▶ _JOB_
From the listing that follows, reproduce only the lines from the one holding "Emit a Python" through the one holding "from matplotlib.ticker import FixedLocator", both included, with no pictures.

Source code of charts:
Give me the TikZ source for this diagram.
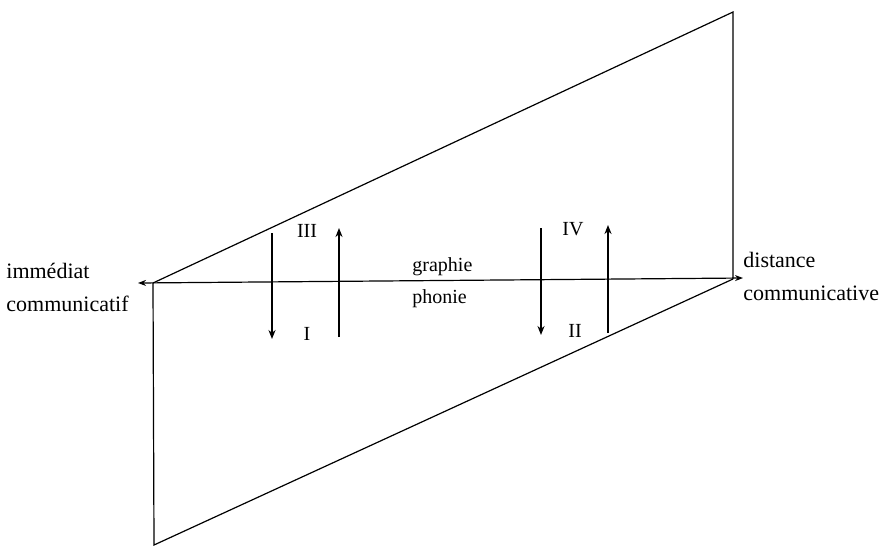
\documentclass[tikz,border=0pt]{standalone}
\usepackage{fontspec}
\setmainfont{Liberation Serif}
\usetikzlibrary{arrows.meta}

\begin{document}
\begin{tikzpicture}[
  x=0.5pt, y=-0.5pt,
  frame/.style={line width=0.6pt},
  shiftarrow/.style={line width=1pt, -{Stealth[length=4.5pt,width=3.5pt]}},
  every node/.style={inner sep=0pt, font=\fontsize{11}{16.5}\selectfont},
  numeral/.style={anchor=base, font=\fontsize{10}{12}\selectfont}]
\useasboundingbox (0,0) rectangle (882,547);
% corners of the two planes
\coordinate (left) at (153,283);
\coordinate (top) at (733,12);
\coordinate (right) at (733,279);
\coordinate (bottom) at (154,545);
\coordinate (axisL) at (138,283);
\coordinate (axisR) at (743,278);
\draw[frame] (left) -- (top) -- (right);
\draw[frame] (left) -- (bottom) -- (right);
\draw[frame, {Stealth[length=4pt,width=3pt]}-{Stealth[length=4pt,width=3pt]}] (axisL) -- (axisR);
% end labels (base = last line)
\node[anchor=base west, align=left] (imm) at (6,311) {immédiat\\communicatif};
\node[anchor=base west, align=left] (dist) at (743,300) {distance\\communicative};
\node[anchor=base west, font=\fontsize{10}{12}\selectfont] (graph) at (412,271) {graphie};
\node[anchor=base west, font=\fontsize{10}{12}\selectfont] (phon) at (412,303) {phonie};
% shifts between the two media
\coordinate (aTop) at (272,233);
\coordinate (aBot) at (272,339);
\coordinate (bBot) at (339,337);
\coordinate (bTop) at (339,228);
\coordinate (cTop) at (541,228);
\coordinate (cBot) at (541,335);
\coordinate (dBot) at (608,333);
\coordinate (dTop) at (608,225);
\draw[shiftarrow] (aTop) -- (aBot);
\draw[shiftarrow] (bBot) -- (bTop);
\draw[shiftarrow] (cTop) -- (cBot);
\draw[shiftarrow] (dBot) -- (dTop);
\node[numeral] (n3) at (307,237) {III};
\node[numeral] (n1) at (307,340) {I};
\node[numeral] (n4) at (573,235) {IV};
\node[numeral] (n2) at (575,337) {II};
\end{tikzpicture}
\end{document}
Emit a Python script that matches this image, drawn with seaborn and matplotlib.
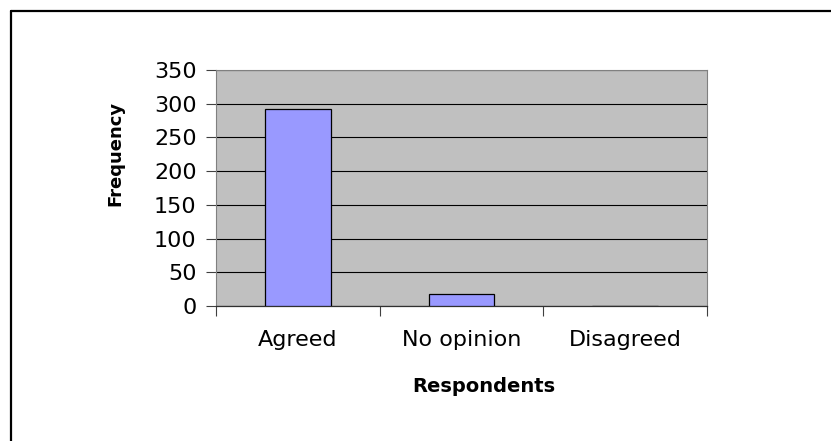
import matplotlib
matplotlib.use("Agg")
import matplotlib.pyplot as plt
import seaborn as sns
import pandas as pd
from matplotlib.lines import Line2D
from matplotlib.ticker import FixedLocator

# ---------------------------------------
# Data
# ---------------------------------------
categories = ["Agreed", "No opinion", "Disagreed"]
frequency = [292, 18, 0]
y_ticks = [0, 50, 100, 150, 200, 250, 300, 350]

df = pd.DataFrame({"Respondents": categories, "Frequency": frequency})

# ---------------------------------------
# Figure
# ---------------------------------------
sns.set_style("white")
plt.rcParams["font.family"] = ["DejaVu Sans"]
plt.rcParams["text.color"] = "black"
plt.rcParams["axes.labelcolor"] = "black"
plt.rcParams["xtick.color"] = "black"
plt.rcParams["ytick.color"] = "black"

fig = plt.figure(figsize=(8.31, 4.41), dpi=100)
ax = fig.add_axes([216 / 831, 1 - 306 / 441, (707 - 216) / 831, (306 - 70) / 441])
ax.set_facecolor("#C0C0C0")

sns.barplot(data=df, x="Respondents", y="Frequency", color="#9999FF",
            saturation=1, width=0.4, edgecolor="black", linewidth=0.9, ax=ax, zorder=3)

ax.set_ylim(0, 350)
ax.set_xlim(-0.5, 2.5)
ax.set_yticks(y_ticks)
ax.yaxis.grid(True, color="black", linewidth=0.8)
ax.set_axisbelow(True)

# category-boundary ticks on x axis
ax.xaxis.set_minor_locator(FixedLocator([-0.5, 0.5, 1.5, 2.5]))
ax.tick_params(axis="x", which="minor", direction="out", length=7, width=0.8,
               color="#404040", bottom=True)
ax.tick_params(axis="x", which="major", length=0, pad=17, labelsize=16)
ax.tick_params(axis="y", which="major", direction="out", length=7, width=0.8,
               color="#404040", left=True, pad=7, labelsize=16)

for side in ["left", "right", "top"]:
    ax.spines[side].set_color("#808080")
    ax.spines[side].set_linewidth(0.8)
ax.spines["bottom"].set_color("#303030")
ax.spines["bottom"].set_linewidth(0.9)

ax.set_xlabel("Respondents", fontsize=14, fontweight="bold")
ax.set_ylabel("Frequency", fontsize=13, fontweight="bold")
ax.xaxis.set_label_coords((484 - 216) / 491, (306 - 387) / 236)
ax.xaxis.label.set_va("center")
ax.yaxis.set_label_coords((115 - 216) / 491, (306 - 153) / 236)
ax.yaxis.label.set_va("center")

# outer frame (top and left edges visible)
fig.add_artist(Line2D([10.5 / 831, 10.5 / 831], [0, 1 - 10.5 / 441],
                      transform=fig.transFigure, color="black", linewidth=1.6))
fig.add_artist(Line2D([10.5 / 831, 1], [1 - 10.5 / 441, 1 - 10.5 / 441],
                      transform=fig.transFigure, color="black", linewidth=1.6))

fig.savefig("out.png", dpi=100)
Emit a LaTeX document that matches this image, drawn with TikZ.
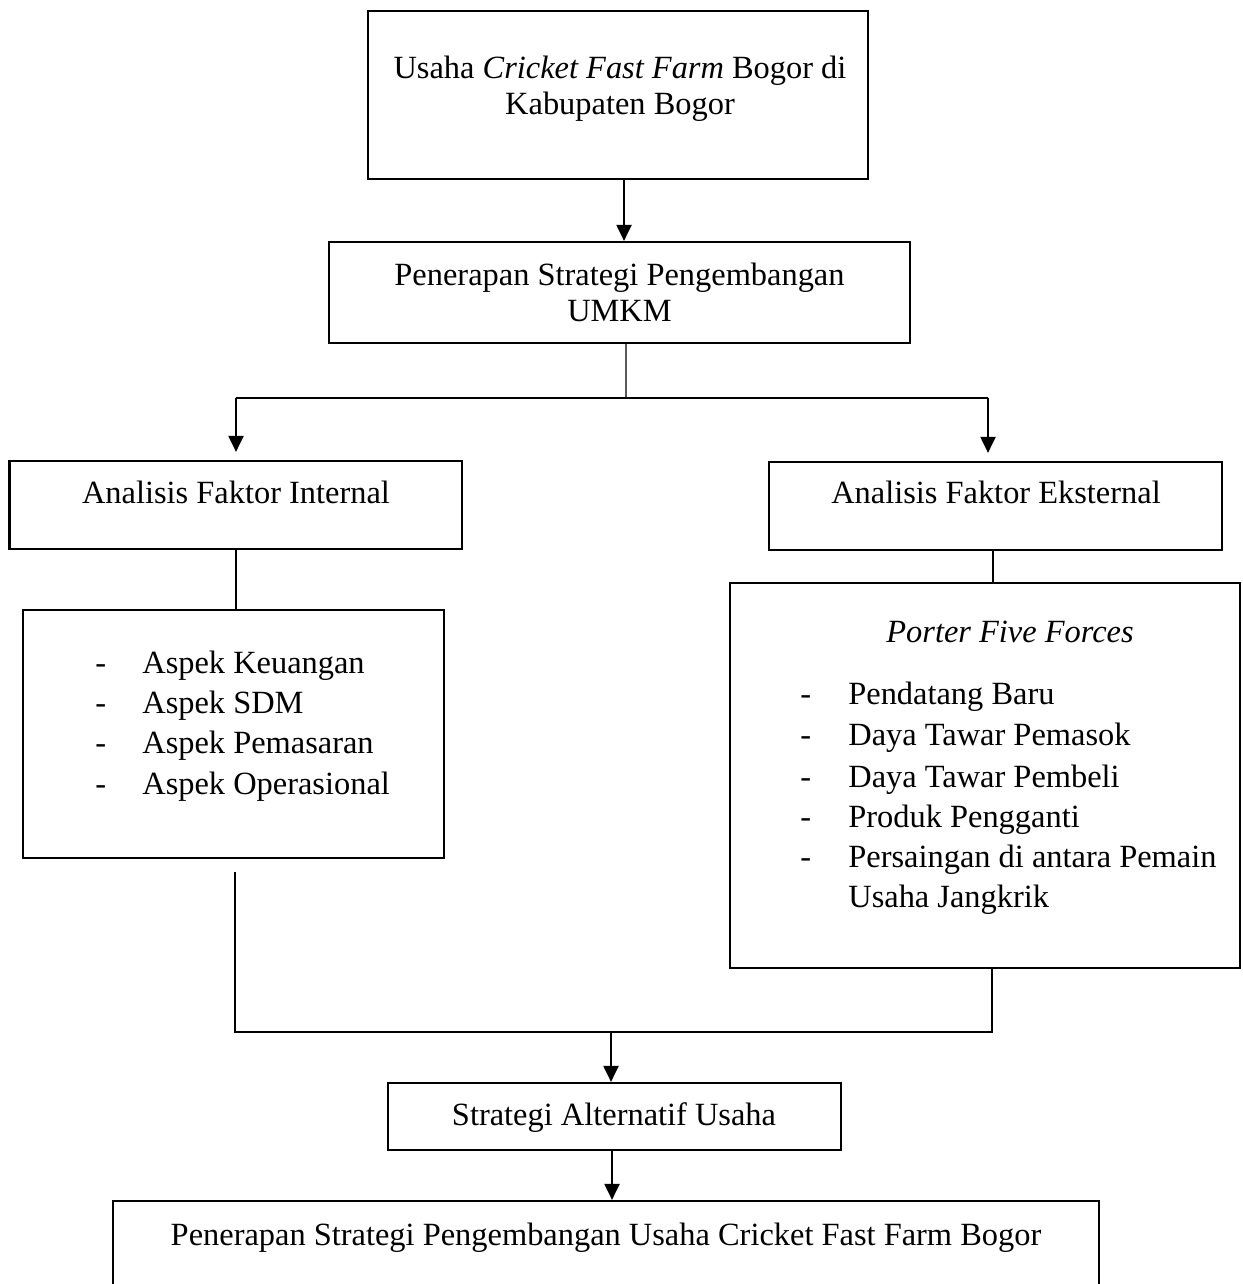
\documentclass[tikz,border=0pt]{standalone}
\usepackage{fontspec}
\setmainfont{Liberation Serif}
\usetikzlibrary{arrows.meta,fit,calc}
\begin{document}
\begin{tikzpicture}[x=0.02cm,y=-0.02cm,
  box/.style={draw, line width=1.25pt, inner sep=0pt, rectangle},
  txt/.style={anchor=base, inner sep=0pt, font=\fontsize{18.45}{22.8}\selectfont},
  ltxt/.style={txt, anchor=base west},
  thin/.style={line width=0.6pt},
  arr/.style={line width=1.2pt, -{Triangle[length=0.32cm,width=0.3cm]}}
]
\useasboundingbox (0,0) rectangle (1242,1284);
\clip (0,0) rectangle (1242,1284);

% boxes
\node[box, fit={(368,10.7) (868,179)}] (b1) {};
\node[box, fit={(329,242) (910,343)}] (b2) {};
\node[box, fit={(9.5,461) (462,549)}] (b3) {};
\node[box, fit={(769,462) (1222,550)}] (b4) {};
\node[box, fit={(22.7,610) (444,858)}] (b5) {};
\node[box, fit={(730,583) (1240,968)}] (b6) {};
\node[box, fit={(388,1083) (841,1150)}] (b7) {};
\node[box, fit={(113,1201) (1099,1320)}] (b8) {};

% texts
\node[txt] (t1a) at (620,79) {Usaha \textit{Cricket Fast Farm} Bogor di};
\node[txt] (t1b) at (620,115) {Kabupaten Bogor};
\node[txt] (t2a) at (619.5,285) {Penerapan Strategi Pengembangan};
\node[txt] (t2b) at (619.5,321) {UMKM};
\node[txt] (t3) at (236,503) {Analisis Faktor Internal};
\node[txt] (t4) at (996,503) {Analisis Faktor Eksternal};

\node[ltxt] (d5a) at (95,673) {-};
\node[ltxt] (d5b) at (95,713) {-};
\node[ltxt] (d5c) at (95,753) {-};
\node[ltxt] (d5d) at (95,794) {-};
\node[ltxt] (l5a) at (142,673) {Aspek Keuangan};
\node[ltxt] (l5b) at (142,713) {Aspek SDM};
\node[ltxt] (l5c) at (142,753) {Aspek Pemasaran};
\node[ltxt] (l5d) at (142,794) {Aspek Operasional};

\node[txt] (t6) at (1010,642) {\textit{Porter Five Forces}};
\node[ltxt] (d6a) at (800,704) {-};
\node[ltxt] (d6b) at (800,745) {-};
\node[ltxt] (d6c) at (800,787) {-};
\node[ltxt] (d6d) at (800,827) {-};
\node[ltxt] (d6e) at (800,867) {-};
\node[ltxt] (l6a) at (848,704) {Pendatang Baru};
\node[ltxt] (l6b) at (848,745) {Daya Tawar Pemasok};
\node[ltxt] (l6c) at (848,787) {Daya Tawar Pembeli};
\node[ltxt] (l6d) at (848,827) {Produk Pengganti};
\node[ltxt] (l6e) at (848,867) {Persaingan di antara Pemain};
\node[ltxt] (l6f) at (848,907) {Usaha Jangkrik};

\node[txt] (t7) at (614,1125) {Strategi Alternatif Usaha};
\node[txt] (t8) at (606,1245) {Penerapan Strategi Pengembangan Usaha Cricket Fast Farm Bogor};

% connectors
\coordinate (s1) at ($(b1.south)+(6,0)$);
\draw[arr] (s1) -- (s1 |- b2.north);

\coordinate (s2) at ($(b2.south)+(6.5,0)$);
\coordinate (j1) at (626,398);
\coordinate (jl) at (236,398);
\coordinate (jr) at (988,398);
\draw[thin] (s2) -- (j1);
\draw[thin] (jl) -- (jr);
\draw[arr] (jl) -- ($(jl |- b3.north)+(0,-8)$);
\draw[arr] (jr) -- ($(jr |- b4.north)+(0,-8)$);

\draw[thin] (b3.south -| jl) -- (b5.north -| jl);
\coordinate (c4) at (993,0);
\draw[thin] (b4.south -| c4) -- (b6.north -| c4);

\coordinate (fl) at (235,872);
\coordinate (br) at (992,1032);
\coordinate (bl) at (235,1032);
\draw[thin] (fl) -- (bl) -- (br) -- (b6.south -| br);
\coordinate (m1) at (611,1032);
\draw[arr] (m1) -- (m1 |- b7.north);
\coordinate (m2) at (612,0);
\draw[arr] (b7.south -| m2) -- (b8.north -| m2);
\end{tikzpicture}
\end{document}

▶ _EXPECTED OUTPUT_
Emit a Python script that matches this image, drawn with seaborn and matplotlib.
import matplotlib
matplotlib.use("Agg")
import matplotlib.pyplot as plt
import seaborn as sns
import pandas as pd
from matplotlib.lines import Line2D
from matplotlib.ticker import FixedLocator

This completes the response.